Bu durumda 2. ve 3. bilirkişi kurullarınca, mahkemece uyulan bozma ilamı gereği, dava konusu taşınmazın karşılaştırma sonucu bulunan değerinden veya yüzölçümünden düzenleme ortaklık payına tekabül edecek oranda indirim yapılması gerekli iken, 2. bilirkişi kurulunun ek raporunda gerekçe gösterilmeden düzenleme ortaklık payı oranında indirime gerek olmadığı bildirilmiş, yeniden alınan 3. bilirkişi kurulu raporunda ise dava konusu taşınmazın, bir bütün olarak, kamulaştıran idarece değerlendirildiği şeklindeki varit olmayan gerekçe ile düzenleme ortaklık payına tekabül edecek oranda indirim gerekmediği belirtilmiştir.
Somut emsal alınan taşınmazın imar düzenlemesi sonucu meydana gelmiş olmasına karşılık, dava konusu taşınmazın bu nitelikte olmaması halinde karşılaştırma sonucu bulunan değerinden veya yüzölçümünden İmar Kanununun 18. maddesinin 2. fıkrası hükmü uyarınca düzenleme ortaklık payına tekabül edecek oranda indirim yapılması, karşılaştırılan taşınmazların eş niteliklere sahip olmalarının sağlanmasına yöneliktir. Dava konusu taşınmaz imar zayiatı verilmeden, bu zayiatı veren emsalle karşılaştırılarak değerlendirildiğine göre bu değerlerde nitelik yönünden eşitlik sağlanması için dava konusu taşınmazın yürürlükteki imar mevzuatına göre imara tabi olması halinde uğrayacağı zayiatın da dikkate alınması gerekir. Bu nedenle, dava konusu taşınmazın kamulaştıran idarece olduğu gibi kullanılması keyfiyeti imar düzenlemesine tekabül edecek orandaki indirimin yapılmamasına gerekçe olamaz.
Mahkemece, hükmüne uyulan bozma ilamı gereği, dava konusu taşınmazın içinde yer aldığı çevrede cari düzenleme ortaklık payı oranları, belediyeden sorulmak suretiyle tesbit edilip, gerekirse hesap bilirkişisine de başvurularak dava konusu taşınmazın ikinci ve üçüncü bilirkişi kurullarınca bulunan değerlerinden, bildirilecek bu oranda gerekli indirim yapılıp bulunacak değerler üzerinden hüküm kurulmalıdır.
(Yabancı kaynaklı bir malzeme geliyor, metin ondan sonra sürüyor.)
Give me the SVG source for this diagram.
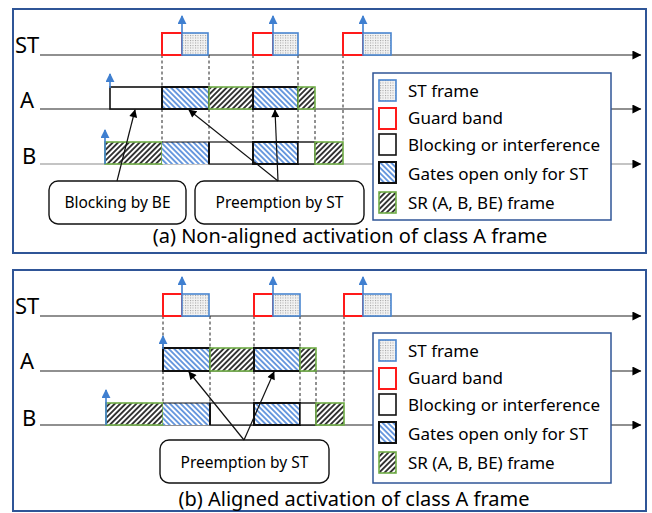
<svg xmlns="http://www.w3.org/2000/svg" width="652" height="513" viewBox="0 0 652 513">
  <style>
    .panel { fill: #ffffff; stroke: #2f5597; stroke-width: 2; }
    .legend-box { fill: #ffffff; stroke: #2f5597; stroke-width: 1.5; }
    .axis { stroke: #222; stroke-width: 1.2; fill: none; marker-end: url(#axisHead); }
    .axis-gray { stroke: #8a8a8a; }
    .row-label { font-family: "Noto Sans", "Open Sans", sans-serif; font-size: 22px; fill: #000; }
    .legend-text { font-family: "Noto Sans", "Open Sans", sans-serif; font-size: 17px; fill: #000; }
    .callout-text { font-family: "Noto Sans", "Open Sans", sans-serif; font-size: 15.5px; fill: #000; text-anchor: middle; }
    .caption { font-family: "Noto Sans", "Open Sans", sans-serif; font-size: 20px; fill: #000; text-anchor: middle; }
    .guard { fill: #ffffff; stroke: #ff1a1a; stroke-width: 2; }
    .st-frame { fill: url(#dots); stroke: #4a86d0; stroke-width: 1.6; }
    .blocking { fill: #ffffff; stroke: #111; stroke-width: 1.6; }
    .gate { fill: url(#hatchBlue); stroke: #111; stroke-width: 2; }
    .gate-plain { fill: url(#hatchBlue); stroke: none; }
    .sr { fill: url(#hatchBlack); stroke: #70ad47; stroke-width: 1.6; }
    .edge-thick { stroke: #111; stroke-width: 2; }
    .edge-thin { stroke: #111; stroke-width: 1; }
    .release { stroke: #3f7fd0; stroke-width: 1.6; fill: none; marker-end: url(#blueHead); }
    .guide { stroke: #222; stroke-width: 1; stroke-dasharray: 3 2.5; fill: none; }
    .callout { fill: #ffffff; stroke: #111; stroke-width: 1.4; }
    .pointer { stroke: #111; stroke-width: 1.2; fill: none; marker-end: url(#blackHead); }
  </style>
  <defs>
    <pattern id="dots" width="2.5" height="2.5" patternUnits="userSpaceOnUse">
      <rect width="2.5" height="2.5" fill="#f3f3f3"/>
      <rect width="1" height="1" fill="#9c9c9c"/>
    </pattern>
    <pattern id="hatchBlue" width="3.8" height="3.8" patternUnits="userSpaceOnUse" patternTransform="rotate(-45)">
      <rect width="3.8" height="3.8" fill="#ffffff"/>
      <line x1="1.9" y1="0" x2="1.9" y2="3.8" stroke="#2f72d2" stroke-width="1.4"/>
    </pattern>
    <pattern id="hatchBlack" width="3.8" height="3.8" patternUnits="userSpaceOnUse" patternTransform="rotate(45)">
      <rect width="3.8" height="3.8" fill="#ffffff"/>
      <line x1="1.9" y1="0" x2="1.9" y2="3.8" stroke="#1a1a1a" stroke-width="1.7"/>
    </pattern>
    <marker id="axisHead" viewBox="0 0 10 10" refX="9.5" refY="5" markerWidth="10" markerHeight="9" markerUnits="userSpaceOnUse" orient="auto">
      <path d="M0,0 L10,5 L0,10 z" fill="#000"/>
    </marker>
    <marker id="blueHead" viewBox="0 0 10 10" refX="9" refY="5" markerWidth="9" markerHeight="9" markerUnits="userSpaceOnUse" orient="auto">
      <path d="M0,0 L10,5 L0,10 z" fill="#3f7fd0"/>
    </marker>
    <marker id="blackHead" viewBox="0 0 10 10" refX="9" refY="5" markerWidth="9" markerHeight="8" markerUnits="userSpaceOnUse" orient="auto">
      <path d="M0,0 L10,5 L0,10 z" fill="#000"/>
    </marker>
  </defs>

  <!-- ===================== Panel (a): non-aligned activation ===================== -->
  <g id="panel-a">
    <rect class="panel" x="13" y="9" width="633" height="244"/>

    <!-- time axes -->
    <g id="a-axes">
      <text class="row-label" x="15" y="53">ST</text>
      <line class="axis" x1="40" y1="55" x2="641" y2="55"/>
      <text class="row-label" x="20" y="108">A</text>
      <line class="axis" x1="40" y1="109" x2="641" y2="109"/>
      <text class="row-label" x="22" y="164">B</text>
      <line class="axis axis-gray" x1="40" y1="164" x2="641" y2="164"/>
    </g>

    <!-- slot boundaries -->
    <g id="a-guides">
      <path class="guide" d="M162,55 V87 M162,109 V142 M209,55 V87 M209,109 V142 M253,55 V87 M253,109 V142 M298,55 V87 M298,109 V142 M315,109 V142 M343,55 V142"/>
    </g>

    <!-- ST stream -->
    <g id="a-st-1"><rect class="guard" x="162" y="33" width="20" height="22"/><rect class="st-frame" x="182" y="33" width="26" height="22"/></g>
    <g id="a-st-2"><rect class="guard" x="253" y="33" width="20" height="22"/><rect class="st-frame" x="273" y="33" width="25" height="22"/></g>
    <g id="a-st-3"><rect class="guard" x="343" y="33" width="20" height="22"/><rect class="st-frame" x="363" y="33" width="28" height="22"/></g>
    <g id="a-st-release">
      <line class="release" x1="182" y1="33" x2="182" y2="16"/>
      <line class="release" x1="273" y1="33" x2="273" y2="16"/>
      <line class="release" x1="363" y1="33" x2="363" y2="16"/>
    </g>

    <!-- class A stream -->
    <g id="a-classA">
      <rect class="blocking" x="110" y="87" width="52" height="22"/>
      <rect class="gate" x="162" y="87" width="47" height="22"/>
      <rect class="sr" x="209" y="87" width="44" height="22"/>
      <rect class="gate" x="253" y="87" width="45" height="22"/>
      <rect class="sr" x="298" y="87" width="17" height="22"/>
      <line class="release" x1="110" y1="88" x2="110" y2="74"/>
    </g>

    <!-- class B stream -->
    <g id="a-classB">
      <rect class="sr" x="105" y="142" width="57" height="22"/>
      <rect class="gate-plain" x="162" y="142" width="47" height="22"/>
      <rect class="blocking" x="209" y="142" width="44" height="22" style="stroke-width:1.2"/>
      <rect class="gate" x="253" y="142" width="45" height="22"/>
      <rect class="blocking" x="298" y="142" width="17" height="22" style="stroke-width:1.4"/>
      <rect class="sr" x="315" y="142" width="28" height="22"/>
      <line class="edge-thin" x1="162" y1="142" x2="209" y2="142"/>
      <line class="edge-thick" x1="209" y1="142" x2="209" y2="164"/>
      <line class="release" x1="105" y1="164" x2="105" y2="130"/>
    </g>

    <!-- annotations -->
    <g id="a-callout-blocking">
      <rect class="callout" x="49" y="181" width="137" height="43" rx="9"/>
      <text class="callout-text" x="117.5" y="208">Blocking by BE</text>
    </g>
    <g id="a-callout-preemption">
      <rect class="callout" x="195" y="181" width="169" height="43" rx="9"/>
      <text class="callout-text" x="279.5" y="208">Preemption by ST</text>
    </g>

    <g id="a-connectors">
      <line class="pointer" x1="117" y1="181" x2="135" y2="110"/>
      <line class="pointer" x1="278" y1="181" x2="189" y2="110"/>
      <line class="pointer" x1="278" y1="181" x2="275" y2="110"/>
    </g>

    <!-- legend -->
    <g id="a-legend">
      <rect class="legend-box" x="373" y="73" width="238" height="147"/>
      <rect class="st-frame" x="379" y="80" width="17" height="21"/>
      <text class="legend-text" x="408" y="97">ST frame</text>
      <rect class="guard" x="379" y="108" width="17" height="21"/>
      <text class="legend-text" x="408" y="124">Guard band</text>
      <rect class="blocking" x="379" y="134" width="17" height="21"/>
      <text class="legend-text" x="408" y="151">Blocking or interference</text>
      <rect class="gate" x="379" y="162" width="17" height="21"/>
      <text class="legend-text" x="408" y="180">Gates open only for ST</text>
      <rect class="sr" x="379" y="192" width="17" height="21"/>
      <text class="legend-text" x="408" y="209">SR (A, B, BE) frame</text>
    </g>

    <text class="caption" x="350" y="243">(a) Non-aligned activation of class A frame</text>
  </g>

  <!-- ===================== Panel (b): aligned activation ===================== -->
  <g id="panel-b">
    <rect class="panel" x="13" y="270" width="633" height="241"/>

    <g id="b-axes">
      <text class="row-label" x="15" y="314">ST</text>
      <line class="axis" x1="40" y1="316" x2="641" y2="316"/>
      <text class="row-label" x="20" y="369">A</text>
      <line class="axis" x1="40" y1="371" x2="641" y2="371"/>
      <text class="row-label" x="22" y="426">B</text>
      <line class="axis" x1="40" y1="425" x2="641" y2="425"/>
    </g>

    <g id="b-guides">
      <path class="guide" d="M163,316 V348 M163,371 V403 M210,316 V348 M210,371 V403 M254,316 V348 M254,371 V403 M300,316 V348 M300,371 V403 M316,371 V403 M344,316 V403"/>
    </g>

    <g id="b-st-1"><rect class="guard" x="163" y="294" width="19" height="22"/><rect class="st-frame" x="182" y="294" width="27" height="22"/></g>
    <g id="b-st-2"><rect class="guard" x="254" y="294" width="19" height="22"/><rect class="st-frame" x="273" y="294" width="27" height="22"/></g>
    <g id="b-st-3"><rect class="guard" x="344" y="294" width="19" height="22"/><rect class="st-frame" x="363" y="294" width="28" height="22"/></g>
    <g id="b-st-release">
      <line class="release" x1="182" y1="294" x2="182" y2="277"/>
      <line class="release" x1="273" y1="294" x2="273" y2="277"/>
      <line class="release" x1="363" y1="294" x2="363" y2="277"/>
    </g>

    <g id="b-classA">
      <rect class="gate" x="163" y="348" width="47" height="23"/>
      <rect class="sr" x="210" y="348" width="44" height="23"/>
      <rect class="gate" x="254" y="348" width="46" height="23"/>
      <rect class="sr" x="300" y="348" width="16" height="23"/>
      <line class="release" x1="163" y1="349" x2="163" y2="336"/>
    </g>

    <g id="b-classB">
      <rect class="sr" x="106" y="403" width="57" height="22"/>
      <rect class="gate-plain" x="163" y="403" width="47" height="22"/>
      <rect class="blocking" x="210" y="403" width="44" height="22" style="stroke-width:1.2"/>
      <rect class="gate" x="254" y="403" width="46" height="22"/>
      <rect class="blocking" x="300" y="403" width="16" height="22" style="stroke-width:1.4"/>
      <rect class="sr" x="316" y="403" width="28" height="22"/>
      <line class="edge-thin" x1="163" y1="403" x2="210" y2="403"/>
      <line class="edge-thick" x1="210" y1="403" x2="210" y2="425"/>
      <line class="release" x1="106" y1="425" x2="106" y2="390"/>
    </g>

    <g id="b-callout-preemption">
      <rect class="callout" x="160" y="440" width="169" height="43" rx="9"/>
      <text class="callout-text" x="244.5" y="468">Preemption by ST</text>
    </g>

    <g id="b-connectors">
      <line class="pointer" x1="244" y1="440" x2="189" y2="372"/>
      <line class="pointer" x1="244" y1="440" x2="274" y2="372"/>
    </g>

    <g id="b-legend">
      <rect class="legend-box" x="373" y="333" width="238" height="150"/>
      <rect class="st-frame" x="379" y="340" width="17" height="21"/>
      <text class="legend-text" x="408" y="357">ST frame</text>
      <rect class="guard" x="379" y="368" width="17" height="21"/>
      <text class="legend-text" x="408" y="384">Guard band</text>
      <rect class="blocking" x="379" y="394" width="17" height="21"/>
      <text class="legend-text" x="408" y="411">Blocking or interference</text>
      <rect class="gate" x="379" y="422" width="17" height="21"/>
      <text class="legend-text" x="408" y="440">Gates open only for ST</text>
      <rect class="sr" x="379" y="452" width="17" height="21"/>
      <text class="legend-text" x="408" y="469">SR (A, B, BE) frame</text>
    </g>

    <text class="caption" x="354" y="506">(b) Aligned activation of class A frame</text>
  </g>
</svg>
SONUÇ: Bu itibarla yukarıda açıklanan esaslar gözönünde tutulmaksızın yazılı şekilde hüküm tesisi isabetsiz, temyiz itirazları bu nedenlerle yerinde olduğundan kabulü ile hükmün HUMK’nun 428. maddesi gereğince (BOZULMASINA), temyiz peşin harcının istek halinde temyiz edene iadesine, 17.9.1996 gününde oybirliğiyle karar verildi.